From Benjamin Day, Executive Director of Mass-Care

This Tuesday, after an hour and a half floor debate, the Massachusetts Senate narrowly voted down a single payer amendment to a broader cost control bill, on a 15 to 22 vote. The amendment would have instructed the state to, every year, measure our actual health care spending against what we would be spending under a comprehensive single payer plan, and if this ‘single payer benchmark’ by fiscal year 2015 proved more cost-effective than our current system, the state would be instructed to draft a single payer implementation plan for approval by the legislature.

Amendments opposed by Senate leadership rarely receive this level of support, so please thank the courageous Senators who voted ‘yes’ on Amendment #125. Just as important, a broad range of grassroots organizations made calls and asked their members to call their Senators to support this effort – it was an unprecedented mobilization for single payer, with less than a week’s notice from the time the Senate introduced their bill.

Click here to visit Mass-Care’s web-site where you can download the language of the amendment, see a complete list of Senators voting for and against, and video footage of every Senator who spoke to the amendment. I find it incredibly uplifting that we have come so close to setting Massachusetts on a path towards single payer health reform – we are just a few votes away! Let’s keep organizing this year!

9 Comments

  1. Usha A on June 8, 2012 at 9:24 am

    What are these Single Payer opponents afraid of?



    • Laura on June 9, 2012 at 12:19 am

      They are afraid of losing their campaign money that they receive from BIG INSURANCE!



  2. spktruth200 on June 8, 2012 at 9:57 am

    Singlepayer health care system was proposed in Mass while Robme was gov.It lost by one vote and Mass got Robme care. When democrats propsed the same bill for all americans the right wing and their corporate supporters railed about it. It was the repuke party who pushed for the individual mandate, which now they claim they dont support. I could care less what the radical right wing court does, because states are going to have to go to single payer (and join the rest of the civilized nations of the world Millionaire CEOS, shareholders and advertising are eating away at the taxpayer money while they spend 45cents out of every dollar for Non medical isses like CEO’s.



  3. James on June 8, 2012 at 10:17 am

    @Usha…they are afraid of losing all the money they get from the insurance companies!!!



  4. Chrigid on June 8, 2012 at 10:30 am

    That amendment should be before every legislature in the United States.



  5. Jim on June 8, 2012 at 12:32 pm

    Rationally, this just blows my mind – that people in a state like Massachusetts would not support such a common sense fiscal assessment of their relatively new and very expensive healthcare system.

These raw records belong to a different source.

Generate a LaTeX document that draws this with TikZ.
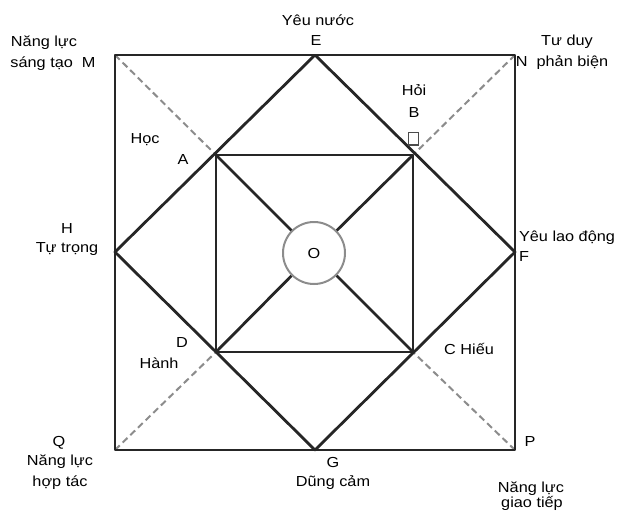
\documentclass[tikz,border=0pt]{standalone}
\usepackage{fontspec}
\setmainfont{Liberation Sans}[FakeStretch=1.12]
\begin{document}
\begin{tikzpicture}[x=0.75pt, y=-0.75pt, font=\fontsize{10.9}{13}\selectfont,
  edge/.style={draw=black!85, line width=2.1pt, line join=round},
  guide/.style={draw=black!45, line width=1.5pt, dash pattern=on 5pt off 3pt},
  lbl/.style={anchor=base, inner sep=0pt}]
\useasboundingbox (0,0) rectangle (628,515);
% corners, side midpoints, inner square
\foreach \n/\x/\y in {M/115/55, N/515/55, P/515/450, Q/115/450,
  E/315/55, F/515/252, G/315/450, H/115/252,
  A/216/155, B/413/155, C/413/352, D/216/352}
  \coordinate (\n) at (\x,\y);
\node[circle, draw=black!45, line width=1.5pt, minimum size=46.5pt, inner sep=0pt] (O) at (314,253) {O};
% dashed diagonals
\foreach \s/\t in {M/A, N/B, P/C, Q/D}
  \draw[guide] (\s) -- (\t);
\draw[edge] (M) -- (N) -- (P) -- (Q) -- cycle;
\draw[edge] (E) -- (F) -- (G) -- (H) -- cycle;
\draw[edge] (A) -- (B) -- (C) -- (D) -- cycle;
\foreach \s in {A, B, C, D}
  \draw[edge] (\s) -- (O);
\draw[black!70, line width=0.8pt] (408.5,132.5) rectangle (418.5,145) coordinate (boxB);
% labels: name, x, baseline, text
\foreach \i/\x/\y/\t in {
  1/44/46/Năng lực,
  2/53/67/sáng tạo\ \ M,
  3/318/25/Yêu nước,
  4/316/45/E,
  5/567/45/Tư duy,
  6/562/66/N\ \ phản biện,
  7/414/95/Hỏi,
  8/414/117/B,
  9/145/143/Học,
  10/183/164/A,
  11/67/233/H,
  12/67/252/Tự trọng,
  13/567/241/Yêu lao động,
  14/524/261/F,
  15/182/347/D,
  16/159/368/Hành,
  17/469/354/C Hiếu,
  18/59/446/Q,
  19/60/465/Năng lực,
  20/60/486/hợp tác,
  21/530/446/P,
  22/333/467/G,
  23/333/486/Dũng cảm,
  24/531/492/Năng lực,
  25/532/507/giao tiếp
} {
  \node[lbl] (lbl\i) at (\x,\y) {\t};
}
\end{tikzpicture}
\end{document}
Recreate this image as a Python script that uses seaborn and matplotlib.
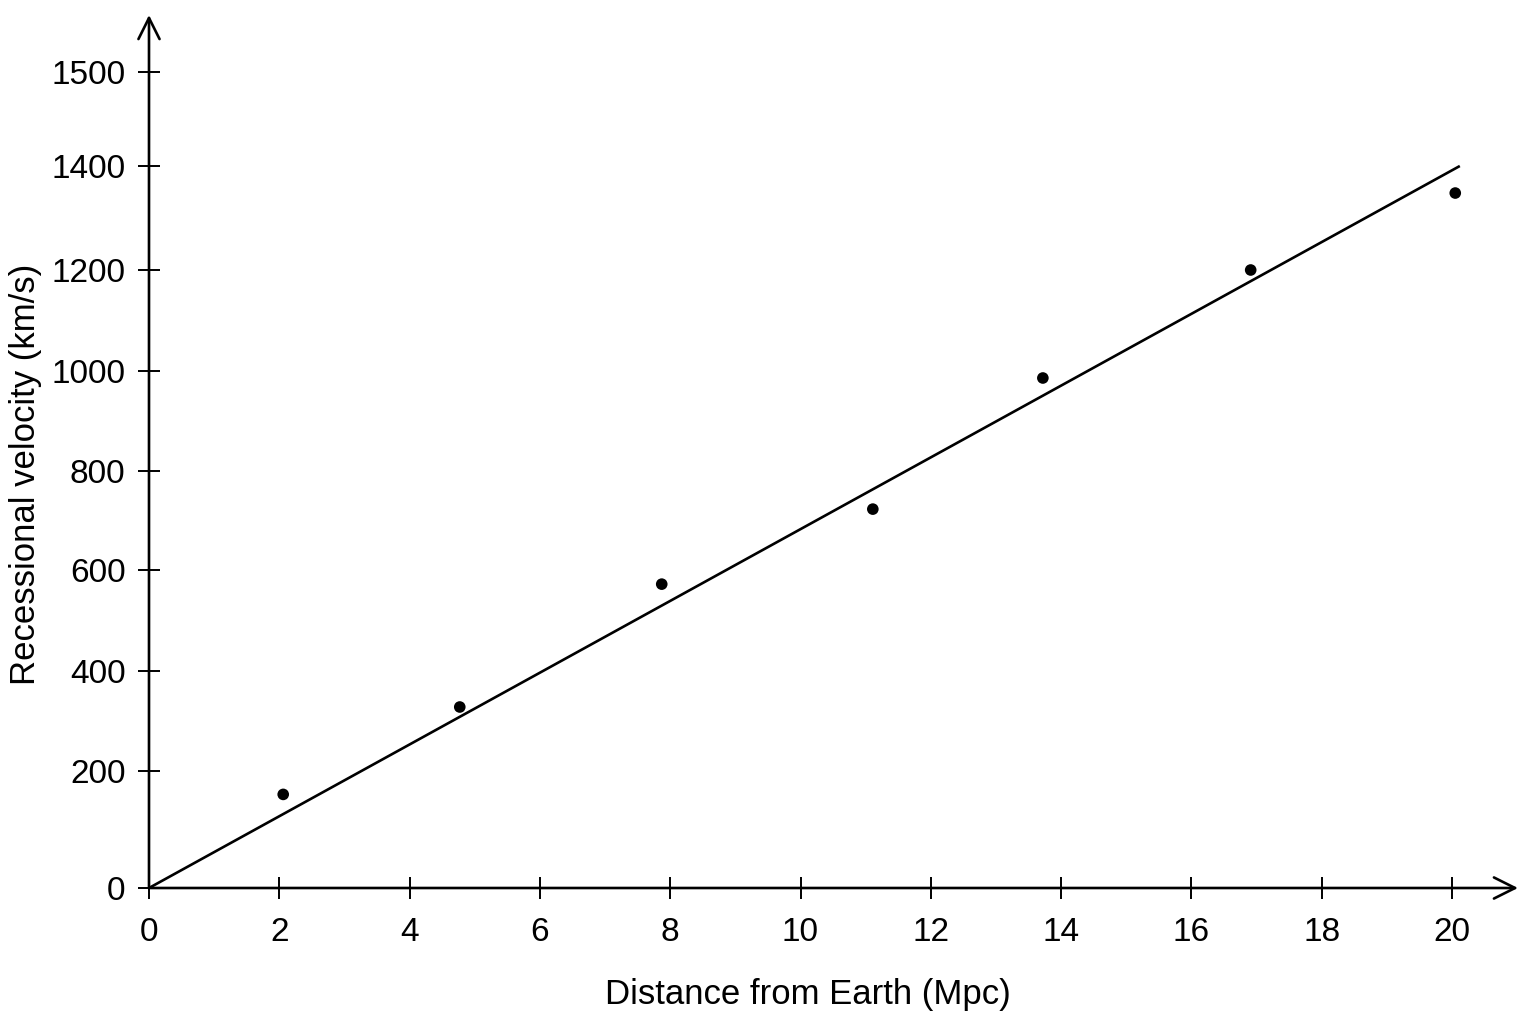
import numpy as np
import matplotlib
matplotlib.use("Agg")
import matplotlib.pyplot as plt
import seaborn as sns
import pandas as pd

# ---- data ----
distance_mpc = [2.06, 4.77, 7.87, 11.11, 13.72, 16.91, 20.05]
velocity_kms = [160, 328, 572, 723, 986, 1200, 1348]
fit_x = [0.0, 20.12]
fit_y = [0.0, 1400.0]
x_ticks = [0, 2, 4, 6, 8, 10, 12, 14, 16, 18, 20]
y_ticks = [0, 200, 400, 600, 800, 1000, 1200, 1400, 1500]
# printed (hand-drawn) axis: tick values and their spacing along the axis
y_scale_vals = [0, 200, 400, 600, 800, 1000, 1200, 1400, 1500, 1600]
y_scale_pos = [0, 117, 217, 318, 417, 517, 618, 722, 816, 910]

sns.set_theme(style="white")
plt.rcParams['font.family'] = ['Liberation Sans', 'DejaVu Sans']

df = pd.DataFrame({"d": distance_mpc, "v": velocity_kms})

fig = plt.figure(figsize=(15.36, 10.24), dpi=100)
ax = fig.add_axes([149/1536, 1 - 888/1024, (1518 - 149)/1536, (888 - 15)/1024])

def fwd(v):
    return np.interp(v, y_scale_vals, y_scale_pos)

def inv(p):
    return np.interp(p, y_scale_pos, y_scale_vals)

ax.set_yscale('function', functions=(fwd, inv))

ax.plot(fit_x, fit_y, color='black', lw=1.9, solid_capstyle='butt')
sns.scatterplot(data=df, x="d", y="v", ax=ax, color='black', s=70, edgecolor='none', zorder=3)

ax.set_xlim(0, (1518 - 149) / 65.15)
ax.set_ylim(0, inv(873))
ax.set_xticks(x_ticks)
ax.set_yticks(y_ticks)
ax.set_xticklabels([str(t) for t in x_ticks])
ax.set_yticklabels([str(t) for t in y_ticks])
ax.minorticks_off()
ax.tick_params(axis='both', direction='inout', length=16, width=1.4, color='black',
               labelsize=24, labelcolor='black', left=True, bottom=True)
ax.tick_params(axis='y', pad=9)
ax.tick_params(axis='x', pad=13)

for s in ax.spines.values():
    s.set_visible(False)

arrow = dict(arrowstyle='->', lw=1.9, color='black', mutation_scale=38, shrinkA=0, shrinkB=0)
ax.annotate('', xy=(1, 0), xytext=(0, 0), xycoords='axes fraction', arrowprops=arrow)
ax.annotate('', xy=(0, 1), xytext=(0, 0), xycoords='axes fraction', arrowprops=arrow)

ax.set_xlabel("Distance from Earth (Mpc)", fontsize=25, color='black')
ax.set_ylabel("Recessional velocity (km/s)", fontsize=25, color='black')
ax.xaxis.set_label_coords((808 - 149) / 1369, (888 - 978) / 873)
ax.yaxis.set_label_coords((42 - 149) / 1369, (888 - 474) / 873)

ax.set_facecolor('white')
fig.patch.set_facecolor('white')
fig.savefig("out.png", dpi=100, facecolor='white')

Understanding reality however – that nearly everything in the U.S. is controlled by a ruling oligarchy of entrenched interests – this comes as no surprise.



  6. Frank Hill on June 8, 2012 at 5:43 pm

    59% to 41% can hardly be considered a narrow vote.



  7. Art As Social Inquiry on June 8, 2012 at 10:45 pm

    The unsustainablitly of our current system is starting to become evident to the American public. When critical mass is reached,the whole for-profit model will tumble like the Berlin Wall. There’s only so much cost shifting the public can bear. And high deductible plans may just push us over the edge especially if obamacare is struck down by te Supreme Court.

    Once the American public snaps, single payer will make its way into the national psyche.



  8. Bruce on June 12, 2012 at 11:16 am

    Does anyone know if the cost comparison study will still be done? I support single payer and would like to have this data to beat the opposition over the head with.